80 Prozent der befragten Französinnen und Franzosen erklärten sich, laut einer Umfrage für die Boulevardzeitung Le Parisien, „schockiert“ über die Pfiffe. Unter ihnen 46 Prozent „sehr schockiert“. (Nur 15 % sollen die gegenteilige Auffassung vertreten.) Allerdings sind die Ansichten demnach, vertraut man den Ergebnissen, je nach Altersgruppen unterschiedlich verteilt. Eine Aufschlüsselung nach Generationen belegt demnach, dass „nur“ 62 Prozent der Generation unter 30 Jahren, aber 86 Prozent der über 50jährigen allergisch auf die Pfiffe reagieren. (Vgl. http://www.rmc.fr/edito/sport/62339/80pour-cent-des-francais-choques-par-les-sifflets-contre-la-marseillaise/)
Viele kritische Beobachter und Medien betrachten die jüngste Polemik als eine geplante Kampagne: Schon im Vorfeld habe man sich im Umfeld Sarkozys und der konservativen Regierung Gedanken gemacht, wie man das – erwartete – Ereignis für eine nationalistische Mobilmachung nutzen könne.
In Zeiten der Wirtschaftskrise, in denen Präsident Sarkozy den schützenden starken Mann und starken Staat in den Vordergrund zu rücken versucht, sei dies besonders recht gekommen. So behauptet die Vereinigung „Memorial 98“ – die 1998 zum einhundertsten Jahrestag der Dreyfus-Affäre entstand und den Antisemitismus sowie Rassismus bekämpft -, eine entsprechende Kampagne sei durch Patrick Buisson konzipiert worden. Buisson ist ein enger Berater Sarkozys, war früher Redakteur bei der rechtsextremen Wochenzeitung Minute, und gilt als Erfinder des im Vorjahr neu eingerichteten „Ministeriums für Einwanderung und nationale Identität“. Er ist „der Mann, der die Wählers Le Pens für Sarkozy umwirbt“.

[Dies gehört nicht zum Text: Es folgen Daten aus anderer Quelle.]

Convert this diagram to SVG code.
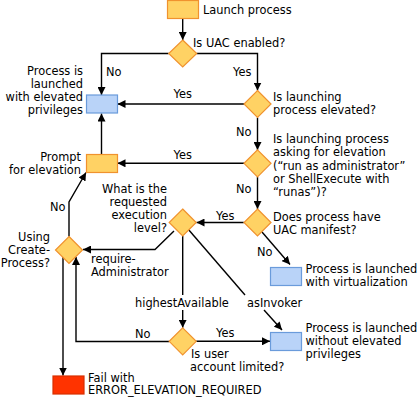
<svg xmlns="http://www.w3.org/2000/svg" width="419" height="398" viewBox="0 0 419 398">
<style>
text{font-family:"DejaVu Sans","Verdana",sans-serif;font-size:11.4px;fill:#000}
.r{text-anchor:end}
.y{fill:#FFD264;stroke:#F0922E;stroke-width:1.2}
.b{fill:#B9D3F8;stroke:#6A9BDB;stroke-width:1.2}
.red{fill:#FF3300;stroke:#D83000;stroke-width:1.2}
.c{fill:none;stroke:#000;stroke-width:1.4}
.a{marker-end:url(#ah)}
</style>
<defs>
<marker id="ah" markerUnits="userSpaceOnUse" markerWidth="9" markerHeight="8" refX="8" refY="4" orient="auto">
<path d="M0,0 L8,4 L0,8 z" fill="#000"/>
</marker>
</defs>
<rect width="419" height="398" fill="#fff"/>
<g id="connectors">
<line class="c a" x1="182.7" y1="19" x2="182.7" y2="40"/>
<polyline class="c a" points="168.7,53.5 101.5,53.5 101.5,95"/>
<polyline class="c a" points="196.7,53.5 257.5,53.5 257.5,90.5"/>
<line class="c a" x1="244" y1="104" x2="117.5" y2="104"/>
<line class="c a" x1="257.5" y1="117.5" x2="257.5" y2="150"/>
<line class="c a" x1="244" y1="163.3" x2="117.5" y2="163.3"/>
<line class="c a" x1="101.5" y1="154.3" x2="101.5" y2="113.5"/>
<line class="c a" x1="257.5" y1="176.8" x2="257.5" y2="209"/>
<line class="c a" x1="243.8" y1="222.5" x2="196.5" y2="222.5"/>
<line class="c a" x1="262" y1="232" x2="290" y2="264.5"/>
<polyline class="c a" points="174,231 155,249.5 83,249.5"/>
<line class="c" x1="182.7" y1="236" x2="182.7" y2="295"/>
<line class="c a" x1="182.7" y1="310" x2="182.7" y2="327.8"/>
<line class="c" x1="188" y1="229" x2="245" y2="295"/>
<line class="c a" x1="264" y1="310" x2="282" y2="330"/>
<line class="c a" x1="196.2" y1="341.3" x2="270" y2="341.3"/>
<polyline class="c a" points="169.2,341.5 76,341.5 76,257"/>
<polyline class="c a" points="69,236.5 69,202 86,172.5"/>
<line class="c a" x1="63" y1="257" x2="63" y2="375.5"/>
<text x="106" y="75.5">No</text>
<text x="233" y="75.5">Yes</text>
<text x="173.5" y="98">Yes</text>
<text x="236" y="135.5">No</text>
<text x="173.5" y="159">Yes</text>
<text x="236" y="193">No</text>
<text x="216" y="219.5">Yes</text>
<text x="257" y="256">No</text>
<text x="91" y="263">require-</text>
<text x="91" y="275.5">Administrator</text>
<text x="135" y="307">highestAvailable</text>
<text x="247" y="307">asInvoker</text>
<text x="135" y="337.5">No</text>
<text x="216" y="337">Yes</text>
<text x="50" y="210.5">No</text>
</g>
<g id="launch">
<rect class="y" x="167.5" y="0.5" width="31" height="18"/>
<text x="203" y="14">Launch process</text>
</g>
<g id="uac">
<polygon class="y" points="182.7,40 196.7,53.5 182.7,67 168.7,53.5"/>
<text x="193" y="46.5">Is UAC enabled?</text>
</g>
<g id="elevated-box">
<rect class="b" x="86.5" y="95" width="31" height="18"/>
<text class="r" x="83" y="74.5">Process is</text>
<text class="r" x="83" y="87.5">launched</text>
<text class="r" x="83" y="100.5">with elevated</text>
<text class="r" x="83" y="113.5">privileges</text>
</g>
<g id="is-elevated">
<polygon class="y" points="257.5,90.5 271,104 257.5,117.5 244,104"/>
<text x="273" y="100.5">Is launching</text>
<text x="273" y="113.5">process elevated?</text>
</g>
<g id="asking">
<polygon class="y" points="257.5,149.8 271,163.3 257.5,176.8 244,163.3"/>
<text x="273" y="143">Is launching process</text>
<text x="273" y="156.3">asking for elevation</text>
<text x="273" y="169.6">(“run as administrator”</text>
<text x="273" y="182.9">or ShellExecute with</text>
<text x="273" y="196.2">“runas”)?</text>
</g>
<g id="prompt">
<rect class="y" x="86.5" y="154.5" width="31" height="18"/>
<text class="r" x="81" y="160.5">Prompt</text>
<text class="r" x="81" y="173.5">for elevation</text>
</g>
<g id="manifest">
<polygon class="y" points="257.5,209 271,222.5 257.5,236 244,222.5"/>
<text x="273" y="220.5">Does process have</text>
<text x="273" y="234">UAC manifest?</text>
</g>
<g id="level">
<polygon class="y" points="182.7,209 196.2,222.5 182.7,236 169.2,222.5"/>
<text class="r" x="167" y="193">What is the</text>
<text class="r" x="167" y="206">requested</text>
<text class="r" x="167" y="219.3">execution</text>
<text class="r" x="167" y="232.3">level?</text>
</g>
<g id="virtualization">
<rect class="b" x="270.5" y="267.5" width="31" height="18"/>
<text x="305.5" y="273">Process is launched</text>
<text x="305.5" y="286">with virtualization</text>
</g>
<g id="createprocess">
<polygon class="y" points="69,236.5 82.5,250 69,263.5 55.5,250"/>
<text class="r" x="50" y="240.5">Using</text>
<text class="r" x="50" y="253.5">Create-</text>
<text class="r" x="50" y="266.5">Process?</text>
</g>
<g id="limited">
<polygon class="y" points="182.7,327.8 196.2,341.3 182.7,354.8 169.2,341.3"/>
<text x="191" y="358">Is user</text>
<text x="190" y="370.8">account limited?</text>
</g>
<g id="not-elevated">
<rect class="b" x="270.5" y="332.5" width="31" height="18"/>
<text x="305.5" y="331.5">Process is launched</text>
<text x="305.5" y="344.8">without elevated</text>
<text x="305.5" y="358">privileges</text>
</g>
<g id="fail">
<rect class="red" x="53" y="376" width="31" height="18"/>
<text x="88" y="381.5">Fail with</text>
<text x="88" y="394.3">ERROR_ELEVATION_REQUIRED</text>
</g>
</svg>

Ob die Reaktionen auf die Pfiffe allerdings tatsächlich vorprogrammiert waren, lässt sich nicht in Wirklichkeit nicht beweisen.
Sicher ist es nicht.
Fest steht hingegen, dass im Nachhinein eine regelrechte Kampagne daraus entwickelt wurde. Die rechte Studentenorganisation UNI, die historisch irgendwo zwischen Sarkozy und Le Pen steht, heute aber die Regierung unterstützt, lässt jetzt 100.000 Plakate und 1.000 T-Shirts mit einem Slogan zur Kampagne drucken: „Franzose, und stolz darauf“.
Er bezieht sich auf die Pfiffe. Allerdings hätte der Anlass fast beliebig sein können.